Un joueur frappé par la déveine

Couvé par le sélectionneur Didier Deschamps, Lassana Diarra est frappé par le malheur lorsque, le 13 novembre 2015, au terme d’un match amical contre l’Allemagne, il ­apprend le décès de sa cousine, tombée rue Bichat, dans le 10e arrondissement de Paris, lors des attentats qui ont ensanglanté les rues de Paris. Quatre jours plus tard, il décide malgré tout de jouer, à Wembley, contre l’Angleterre.

Alors qu’on l’annonce comme l’un des tauliers des Bleus à l’Euro 2016, Diarra, touché au genou, déclare forfait quelques instants avant l’envoi de la liste définitive de Didier Deschamps à l’Union des associations européennes de football (UEFA).
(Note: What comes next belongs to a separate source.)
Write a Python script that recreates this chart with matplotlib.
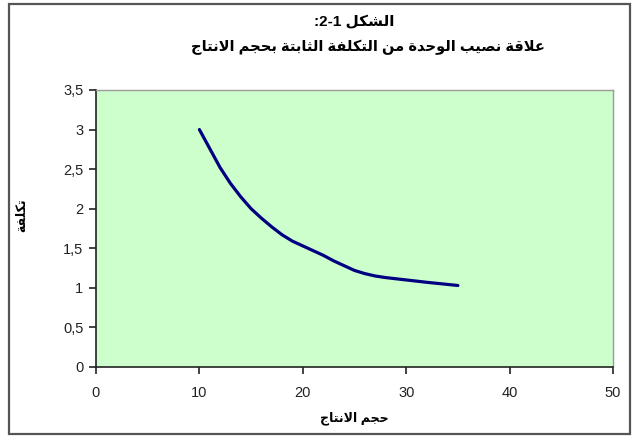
import re
import unicodedata

import matplotlib
matplotlib.use("Agg")
import matplotlib.pyplot as plt
from matplotlib.patches import Rectangle
from matplotlib.ticker import FuncFormatter

# ---- data -------------------------------------------------------------
output_volume = [10, 11, 12, 13, 14, 15, 16, 17, 18, 19, 20, 21, 22, 23, 24,
                 25, 26, 27, 28, 30, 32, 35]
unit_fixed_cost = [3.0, 2.76, 2.52, 2.32, 2.15, 2.0, 1.88, 1.77, 1.67, 1.59, 1.53,
                   1.47, 1.41, 1.34, 1.28, 1.22, 1.18, 1.15, 1.13, 1.10, 1.07, 1.03]

title_line1 = "الشكل 2-1:"
title_line2 = "علاقة نصيب الوحدة من التكلفة الثابتة بحجم الانتاج"
x_label = "حجم الانتاج"
y_label = "تكلفة"

x_ticks = [0, 10, 20, 30, 40, 50]
y_ticks = [0, 0.5, 1, 1.5, 2, 2.5, 3, 3.5]


# ---- minimal Arabic shaping (matplotlib lays glyphs out left to right) --
def _form(ch, form):
    try:
        return unicodedata.lookup(unicodedata.name(ch) + " " + form + " FORM")
    except (KeyError, ValueError):
        return None


def _is_ar(c):
    return "\u0621" <= c <= "\u064A"


def _dual(c):
    return _is_ar(c) and _form(c, "INITIAL") is not None


def shape(text):
    out, i, n = [], 0, len(text)
    forms = {(True, True): "MEDIAL", (True, False): "FINAL",
             (False, True): "INITIAL", (False, False): "ISOLATED"}
    while i < n:
        c = text[i]
        if not _is_ar(c):
            out.append(c)
            i += 1
            continue
        joins_prev = i > 0 and _dual(text[i - 1])
        if c == "ل" and i + 1 < n and text[i + 1] == "ا":
            kind = "FINAL" if joins_prev else "ISOLATED"
            out.append(unicodedata.lookup("ARABIC LIGATURE LAM WITH ALEF " + kind + " FORM"))
            i += 2
            continue
        joins_next = _dual(c) and i + 1 < n and _is_ar(text[i + 1])
        out.append(_form(c, forms[(joins_prev, joins_next)]) or c)
        i += 1
    return "".join(out)


def visual(text):
    runs = re.findall(r"[0-9][0-9\-]*[0-9]|[0-9]|.", shape(text))
    return "".join(reversed(runs))


FONT = ["Liberation Sans", "DejaVu Sans"]
plt.rcParams["font.family"] = FONT

W, H = 638, 438
fig = plt.figure(figsize=(W / 100, H / 100), dpi=100, facecolor="white")

# chart area border
fig.patches.append(Rectangle((9 / W, 4 / H), 621 / W, 430 / H, transform=fig.transFigure,
                             fill=False, edgecolor="#555555", linewidth=1.6))

ax = fig.add_axes([96 / W, 1 - 367 / H, 517 / W, 277 / H])
ax.set_facecolor("#CCFFCC")

ax.plot(output_volume, unit_fixed_cost, color="#000080", linewidth=2.3,
        solid_capstyle="round", solid_joinstyle="round")

ax.set_xlim(0, 50)
ax.set_ylim(0, 3.5)
ax.set_xticks(x_ticks)
ax.set_yticks(y_ticks)

comma = FuncFormatter(lambda v, _: (f"{v:g}").replace(".", ","))
ax.xaxis.set_major_formatter(comma)
ax.yaxis.set_major_formatter(comma)

for side in ("top", "right"):
    ax.spines[side].set_color("#9a9a9a")
    ax.spines[side].set_linewidth(1.0)
for side in ("left", "bottom"):
    ax.spines[side].set_color("#222222")
    ax.spines[side].set_linewidth(1.2)

ax.tick_params(axis="both", direction="out", length=5, width=1.2, color="#222222",
               labelsize=10.5, labelcolor="#222222", pad=4)
ax.tick_params(axis="x", pad=9)

fig.text(354 / W, 1 - 22 / H, visual(title_line1), ha="center", va="center",
         fontsize=11, fontweight="bold", family=FONT)
fig.text(368 / W, 1 - 47 / H, visual(title_line2), ha="center", va="center",
         fontsize=10.5, fontweight="bold", family=FONT)
fig.text(354 / W, 1 - 418 / H, visual(x_label), ha="center", va="center",
         fontsize=9, fontweight="bold", family=FONT)
fig.text(22 / W, 1 - 215 / H, visual(y_label), ha="center", va="center",
         fontsize=9, fontweight="bold", rotation=90, family=FONT)

fig.savefig("out.png", dpi=100, facecolor="white")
Selon la Fédération française de football (FFF), le joueur aurait conseillé au sélectionneur de ne pas le retenir. Depuis ce coup du sort, « Lass » a quitté l’OM par la petite porte et n’a plus remis les pieds en sélection, désormais richement dotée dans son secteur de jeu (N’Golo Kanté, Paul Pogba, Adrien Rabiot, Corentin Tolisso, Blaise Matuidi).

Son retour au premier plan lui permettra-t-il de réincorporer le wagon tricolore dans l’optique du Mondial 2018, en Russie ? Ce n’est guère la préoccupation première du joueur, connu pour son stoïcisme et son recul sur le microcosme du foot professionnel. Au PSG, qu’apportera-t-il à Neymar et consorts dans leur quête d’un titre en Ligue des champions ? En recrutant l’ex-Merengue, les dirigeants parisiens ont clairement fait le pari de l’expérience alors que leur objectif minimal est d’atteindre les demi-finales du tournoi. Une performance jamais réalisée depuis le rachat du club par QSI.

A l’instar des chevronnés brésiliens Daniel Alves (34 ans) ou Thiago Silva (33 ans), le Français pourrait prodiguer ses conseils à la jeune garde incarnée par Giovani Lo Celso (21 ans), Adrien Rabiot et Presnel Kimpembe (22 ans). Le 14 février, lors des huitièmes de finale aller de l’épreuve, Lassana Diarra évoluera en terrain connu à Santiago-Bernabeu, dans l’antre du Real Madrid. Si d’aventure il retrouvait ses jambes d’antan, le milieu international français serait un atout pour l’armada d’Unai Emery. En attendant les grands débuts du trentenaire au PSG, le conditionnel reste toutefois de mise.